Another pattern to note is that most levels draw monsters from the same set of categories, though not all levels have examples of monsters from every category. For example, magic-users only show up on levels two and deeper, and giant animals only appear on the first four levels. All the monsters in a particular category may not just be palette-swapped, but they do tend to broadly share qualities such as types of attack and vulnerabilities. The most common wandering monster categories seem to be: fighters, magic-users, undead, humanoids, giant animals, dragon types (though only on the deepest two levels). This is important because these categories communicate threat information to players that can be used profitably against more powerful variants of the same monster type.

The content triumvirate of monsters, equipment, and spells work together as a set of interconnected, opposing relationships.
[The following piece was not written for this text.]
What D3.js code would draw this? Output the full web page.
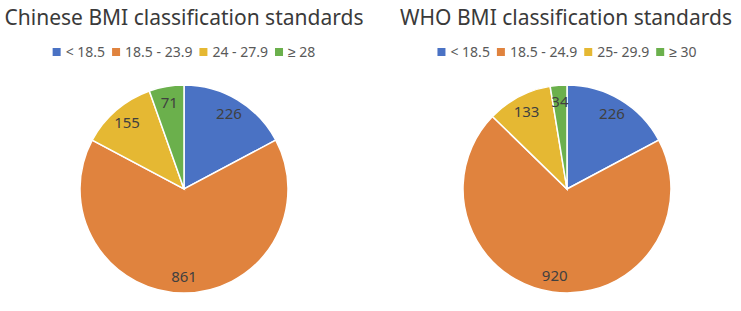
<!DOCTYPE html>
<html>
<head>
<meta charset="utf-8">
<script src="https://cdn.jsdelivr.net/npm/d3@7"></script>
<style>
  body { margin: 0; background: #fff; }
  svg { font-family: 'Noto Sans', sans-serif; }
  .title { font-size: 21px; fill: #3a3a3a; }
  .legend text { font-size: 14px; fill: #595959; }
  .label { font-size: 15px; fill: #404040; }
</style>
</head>
<body>
<div id="chart"></div>
<script>
// chart data
const colors = ['#4a72c4', '#e0833e', '#e5b833', '#6bb04c'];

const chineseLabels = ['< 18.5', '18.5 - 23.9', '24 - 27.9', '\u2265 28'];
const chineseValues = [226, 861, 155, 71];

const whoLabels = ['< 18.5', '18.5 - 24.9', '25- 29.9', '\u2265 30'];
const whoValues = [226, 920, 133, 34];

let width = 741, height = 311;

let svg = d3.select('#chart').append('svg')
    .attr('width', width)
    .attr('height', height);

function drawPie(title, labels, values, cx, titleX, legendX) {
    let radius = 104;

    svg.append('text')
        .attr('class', 'title')
        .attr('x', titleX)
        .attr('y', 25)
        .attr('text-anchor', 'middle')
        .text(title);

    // legend
    let legend = svg.append('g')
        .attr('class', 'legend');
    let offset = 0;
    labels.forEach(function(l, i) {
        let item = legend.append('g').attr('transform', 'translate(' + offset + ',0)');
        item.append('rect')
            .attr('x', 0).attr('y', -4)
            .attr('width', 8).attr('height', 8)
            .attr('fill', colors[i]);
        let t = item.append('text')
            .attr('x', 13).attr('y', 5)
            .text(l);
        offset += 13 + t.node().getComputedTextLength() + 7;
    });
    // center the legend under the title
    let bw = offset - 7;
    legend.attr('transform', 'translate(' + (legendX - bw / 2) + ',52)');

    let pie = d3.pie().sort(null).value(function(d) { return d; });
    let arc = d3.arc().innerRadius(0).outerRadius(radius);
    let labelArc = d3.arc().innerRadius(radius * 0.84).outerRadius(radius * 0.84);

    let g = svg.append('g')
        .attr('transform', 'translate(' + cx + ',189)');

    let arcs = pie(values);

    g.selectAll('path')
        .data(arcs)
        .enter().append('path')
        .attr('d', arc)
        .attr('fill', function(d, i) { return colors[i]; })
        .attr('stroke', '#fff')
        .attr('stroke-width', 1.5);

    g.selectAll('.label')
        .data(arcs)
        .enter().append('text')
        .attr('class', 'label')
        .attr('transform', function(d) { return 'translate(' + labelArc.centroid(d) + ')'; })
        .attr('text-anchor', 'middle')
        .attr('dy', '0.35em')
        .text(function(d) { return d.data; });
}

drawPie('Chinese BMI classification standards', chineseLabels, chineseValues, 184, 184, 184);
drawPie('WHO BMI classification standards', whoLabels, whoValues, 567, 566, 567);
</script>
</body>
</html>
Monsters have strengths and weaknesses, which can be defended against, or exploited by, the tools available to players, which include those aforementioned categories. Replacing these elements with new, custom content is a common method of constructing a unique and surprising campaign setting. By no means do I wish to suggest that this is inadvisable. It may even be necessary to engage or challenge experienced players. However, it is probably worth considering these game mechanical relationships and making sure that similar dynamics exist within new collections of monsters as well, rather than making every creature entirely unique and unpredictable.

See also, regarding interactions between game constructs:

1 thought on “OD&D dungeon monsters

  1. Aaron

    Rather than have the cure come before the monsters, imagine a situation where a basilisk can turn characters to stone but there is no Stone to Flesh spell. That monster would be a dangerous opponent until the characters could research that spell or quest to find it, After that it would be defeatable. Monsters would be much more dangerous when they are first encountered but less so once the players figured out how to defeat them or cancel their magical attacks. Also, some monsters could be defeated through tactics. So a carrion crawler is a nasty monster with 8 paralysing attacks. But if they character form a phalanx (or shield wall), their spears can easily drive the monster away.

    I guess I’m arguing for monsters with “overpowered” attacks rather than have things setup in a rock-paper-scissors fashion.